Özellikle Ortadoğu coğrafyasında büyük miktarlı para tutarlarına sahip olan petrol şeyhleri için  bir dönem güvenli liman  Türkiye idi. Özellikle Bahreyn, Libya ve Suriye'de yaşananlardan sonra Türkiye ile olan ticaret hacimlerini ciddi olarak askıya almış durumdalar. Çünkü kardeşimiz diyerek arkasını sıvazladıklarımız bugünlerde yine bizden gelen Beyaz Saray ve Brüksel markalı reform talepleri yüzünden karşı karşıya kaldıkları iç savaş ve kalkışma probleminin ana kaynağı olarak Türkiye'yi görüyorlar.

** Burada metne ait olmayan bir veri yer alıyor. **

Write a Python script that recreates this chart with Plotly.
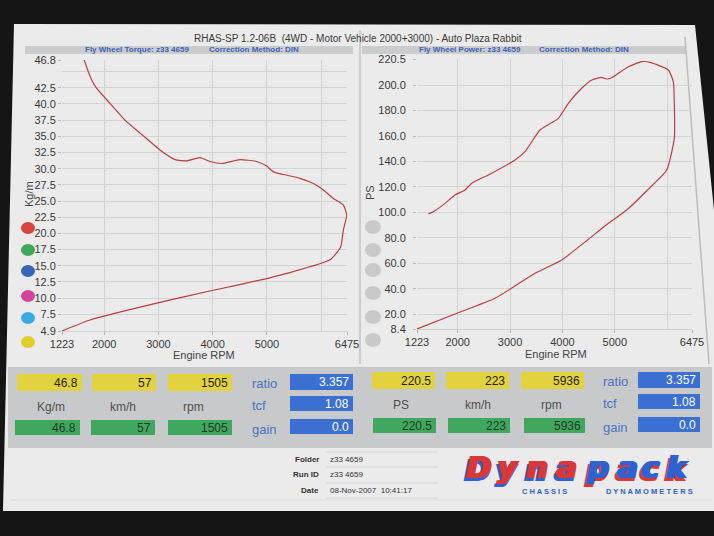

Bugün  Libya ve Suriye ile yapmış olduğumuz ticaretimiz tamamen durmuş durumda. Özellikle Seyfül İslam Kaddafi'nin mart ayında yapmış olduğu açıklamada olayları tetikleyenlerin Türkler olduğunu ifade ederek Türkiye'yi suçlaması bunun en bariz örneğidir. Kaldı ki Suriye tarafından aynen buna benzer ifadeler kullanılarak Türkiye uyarılmıştır. Dikkat edilirse çıkar siyasetine doğru dümeni kıran Türkiye, açıktan ve aleni olarak Libya'da isyancıları desteklediğini beyan etmiştir. Bir de üstüne üstelik 200 milyon dolarlık parasal destek vereceğini açıklamıştır. Aynı şekilde batılı ülkelerin büyükelçilerinin Hatay'da yapmış olduğu toplantı gösteriyor ki; Türkiye adına Ortadoğu'da ticaret için ve ticari çıkarlar için açılacak bir kapı kalmamıştır. İran'a giden Dışişleri Bakanı Davutoğlu'nun  "Suriye bizim kardeşimizdir" açıklamasının altında yatan tek bir sonuç olabilir. Türkiye kendi ayağına kurşun sıkarak Ortadoğu ülkeleri ile başlatmış olduğu büyük ticaret hacmini  maalesef dış politikada yaptığı büyük hatalar ile önümüzdeki dönemde ekonomik kriz altında ağır bedeller ödeyerek yüz yıl daha bu topraklarda kimsenin yüzüne bakmadığı ve sözüne güvenilmez bir ülke olarak devam ettirecektir. Dolayısı ile Türkiye'nin kapısında bekleyen yeni kriz Ortadoğu ve İran üzerinden gelen ticari ve maddi desteklerin artık son bulduğunun açık göstergesidir. Şimdiden geçmişler olsun. İstikrar sürsün diyenlere de hayırlı olsun.